EXERCISE TASK
Transcribe every line exactly and omit anything that is a picture.

## Start GIVEN MATERIAL

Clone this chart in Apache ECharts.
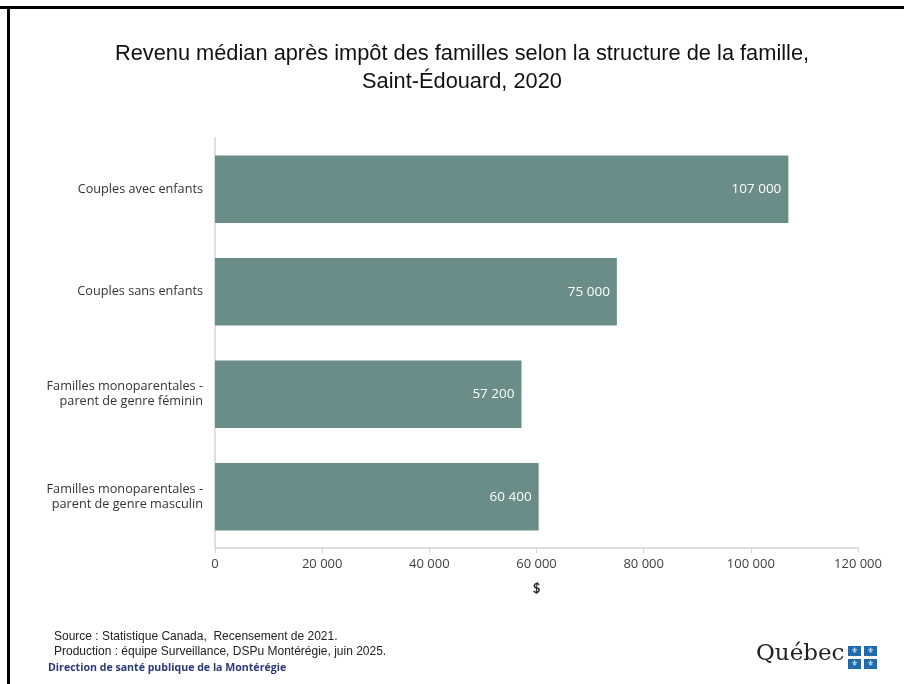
<!DOCTYPE html>
<html>
<head>
<meta charset="utf-8">
<script src="https://cdn.jsdelivr.net/npm/echarts@6/dist/echarts.min.js"></script>
<style>
html,body{margin:0;padding:0;background:#fff;}
#chart{width:904px;height:684px;}
</style>
</head>
<body>
<div id="chart"></div>
<script>
const titleLines = ['Revenu médian après impôt des familles selon la structure de la famille,', 'Saint-Édouard, 2020'];
const categories = [
  'Couples avec enfants',
  'Couples sans enfants',
  'Familles monoparentales -\nparent de genre féminin',
  'Familles monoparentales -\nparent de genre masculin'
];
const values = [107000, 75000, 57200, 60400];
const axisMin = 0, axisMax = 120000, axisStep = 20000;
const axisName = '$';
const footerLines = ['Source : Statistique Canada,  Recensement de 2021.', 'Production : équipe Surveillance, DSPu Montérégie, juin 2025.'];
const footerOrg = 'Direction de santé publique de la Montérégie';
const logoText = 'Québec';

const fmt = v => String(v).replace(/\B(?=(\d{3})+(?!\d))/g, ' ');
const narrow = '"Liberation Sans Narrow", "Arial Narrow", "Liberation Sans", sans-serif';

const chart = echarts.init(document.getElementById('chart'), null, {renderer: 'canvas'});
const flagBlue = '#1e6bb0';
const flagSq = [[848,646],[864,646],[848,659],[864,659]];
const graphics = [
  {type:'rect', shape:{x:0,y:6,width:904,height:3}, style:{fill:'#000'}},
  {type:'rect', shape:{x:7,y:6,width:3,height:678}, style:{fill:'#000'}},
  {type:'text', x:462, y:40, style:{text:titleLines.join('\n'), font:'21.8px ' + narrow, fill:'#111', textAlign:'center', textVerticalAlign:'top', lineHeight:28}},
  {type:'text', left:54, top:629, style:{text:footerLines.join('\n'), font:'12px ' + narrow, fill:'#222', lineHeight:15}},
  {type:'text', left:48, top:662, style:{text:footerOrg, font:'bold 10.6px "Liberation Sans Narrow", "Open Sans", sans-serif', fill:'#2a3a78'}},
  {type:'text', left:756, top:643, style:{text:logoText, font:'23px "DejaVu Serif", "Liberation Serif", serif', fill:'#222'}}
];
flagSq.forEach(p => {
  graphics.push({type:'rect', shape:{x:p[0], y:p[1], width:13, height:10}, style:{fill:flagBlue}});
  graphics.push({type:'text', x:p[0]+6.5, y:p[1]+5, style:{text:'⚜', font:'8px "DejaVu Sans"', fill:'#fff', textAlign:'center', textVerticalAlign:'middle'}});
});

chart.setOption({
  animation: false,
  backgroundColor: '#fff',
  grid: {left: 215, right: 46, top: 138, bottom: 136, containLabel: false},
  xAxis: {
    type: 'value', min: axisMin, max: axisMax, interval: axisStep,
    name: axisName, nameLocation: 'middle', nameGap: 34,
    nameTextStyle: {fontSize: 13, fontWeight: 'bold', color: '#222', fontFamily: 'Lato, sans-serif'},
    axisLine: {show: true, lineStyle: {color: '#d4d4d4', width: 1.5}},
    axisTick: {show: true, length: 5, lineStyle: {color: '#d4d4d4'}},
    splitLine: {show: false},
    axisLabel: {formatter: fmt, fontSize: 13, color: '#404040', margin: 10, fontFamily: '"Open Sans", sans-serif'}
  },
  yAxis: {
    type: 'category', data: categories, inverse: true,
    axisLine: {show: true, lineStyle: {color: '#d4d4d4', width: 1.5}},
    axisTick: {show: false},
    axisLabel: {fontSize: 12.7, color: '#333', margin: 12, lineHeight: 15, align: 'right', fontFamily: '"Open Sans", sans-serif'}
  },
  series: [{
    type: 'bar', data: values, barCategoryGap: '34%',
    itemStyle: {color: '#6a8d87'},
    label: {show: true, position: 'insideRight', distance: 7, formatter: p => fmt(p.value), color: '#fff', fontSize: 13.5, fontFamily: '"Open Sans", sans-serif'}
  }],
  graphic: graphics
});
</script>
</body>
</html>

## End GIVEN MATERIAL

OUTPUT FOR THIS EXERCISE
Clone this chart in Apache ECharts.
<!DOCTYPE html>
<html>
<head>
<meta charset="utf-8">
<script src="https://cdn.jsdelivr.net/npm/echarts@6/dist/echarts.min.js"></script>
<style>
html,body{margin:0;padding:0;background:#fff;}
#chart{width:904px;height:684px;}
</style>
</head>
<body>
<div id="chart"></div>
<script>
const titleLines = ['Revenu médian après impôt des familles selon la structure de la famille,', 'Saint-Édouard, 2020'];
const categories = [
  'Couples avec enfants',
  'Couples sans enfants',
  'Familles monoparentales -\nparent de genre féminin',
  'Familles monoparentales -\nparent de genre masculin'
];
const values = [107000, 75000, 57200, 60400];
const axisMin = 0, axisMax = 120000, axisStep = 20000;
const axisName = '$';
const footerLines = ['Source : Statistique Canada,  Recensement de 2021.', 'Production : équipe Surveillance, DSPu Montérégie, juin 2025.'];
const footerOrg = 'Direction de santé publique de la Montérégie';
const logoText = 'Québec';

const fmt = v => String(v).replace(/\B(?=(\d{3})+(?!\d))/g, ' ');
const narrow = '"Liberation Sans Narrow", "Arial Narrow", "Liberation Sans", sans-serif';

const chart = echarts.init(document.getElementById('chart'), null, {renderer: 'canvas'});
const flagBlue = '#1e6bb0';
const flagSq = [[848,646],[864,646],[848,659],[864,659]];
const graphics = [
  {type:'rect', shape:{x:0,y:6,width:904,height:3}, style:{fill:'#000'}},
  {type:'rect', shape:{x:7,y:6,width:3,height:678}, style:{fill:'#000'}},
  {type:'text', x:462, y:40, style:{text:titleLines.join('\n'), font:'21.8px ' + narrow, fill:'#111', textAlign:'center', textVerticalAlign:'top', lineHeight:28}},
  {type:'text', left:54, top:629, style:{text:footerLines.join('\n'), font:'12px ' + narrow, fill:'#222', lineHeight:15}},
  {type:'text', left:48, top:662, style:{text:footerOrg, font:'bold 10.6px "Liberation Sans Narrow", "Open Sans", sans-serif', fill:'#2a3a78'}},
  {type:'text', left:756, top:643, style:{text:logoText, font:'23px "DejaVu Serif", "Liberation Serif", serif', fill:'#222'}}
];
flagSq.forEach(p => {
  graphics.push({type:'rect', shape:{x:p[0], y:p[1], width:13, height:10}, style:{fill:flagBlue}});
  graphics.push({type:'text', x:p[0]+6.5, y:p[1]+5, style:{text:'⚜', font:'8px "DejaVu Sans"', fill:'#fff', textAlign:'center', textVerticalAlign:'middle'}});
});

chart.setOption({
  animation: false,
  backgroundColor: '#fff',
  grid: {left: 215, right: 46, top: 138, bottom: 136, containLabel: false},
  xAxis: {
    type: 'value', min: axisMin, max: axisMax, interval: axisStep,
    name: axisName, nameLocation: 'middle', nameGap: 34,
    nameTextStyle: {fontSize: 13, fontWeight: 'bold', color: '#222', fontFamily: 'Lato, sans-serif'},
    axisLine: {show: true, lineStyle: {color: '#d4d4d4', width: 1.5}},
    axisTick: {show: true, length: 5, lineStyle: {color: '#d4d4d4'}},
    splitLine: {show: false},
    axisLabel: {formatter: fmt, fontSize: 13, color: '#404040', margin: 10, fontFamily: '"Open Sans", sans-serif'}
  },
  yAxis: {
    type: 'category', data: categories, inverse: true,
    axisLine: {show: true, lineStyle: {color: '#d4d4d4', width: 1.5}},
    axisTick: {show: false},
    axisLabel: {fontSize: 12.7, color: '#333', margin: 12, lineHeight: 15, align: 'right', fontFamily: '"Open Sans", sans-serif'}
  },
  series: [{
    type: 'bar', data: values, barCategoryGap: '34%',
    itemStyle: {color: '#6a8d87'},
    label: {show: true, position: 'insideRight', distance: 7, formatter: p => fmt(p.value), color: '#fff', fontSize: 13.5, fontFamily: '"Open Sans", sans-serif'}
  }],
  graphic: graphics
});
</script>
</body>
</html>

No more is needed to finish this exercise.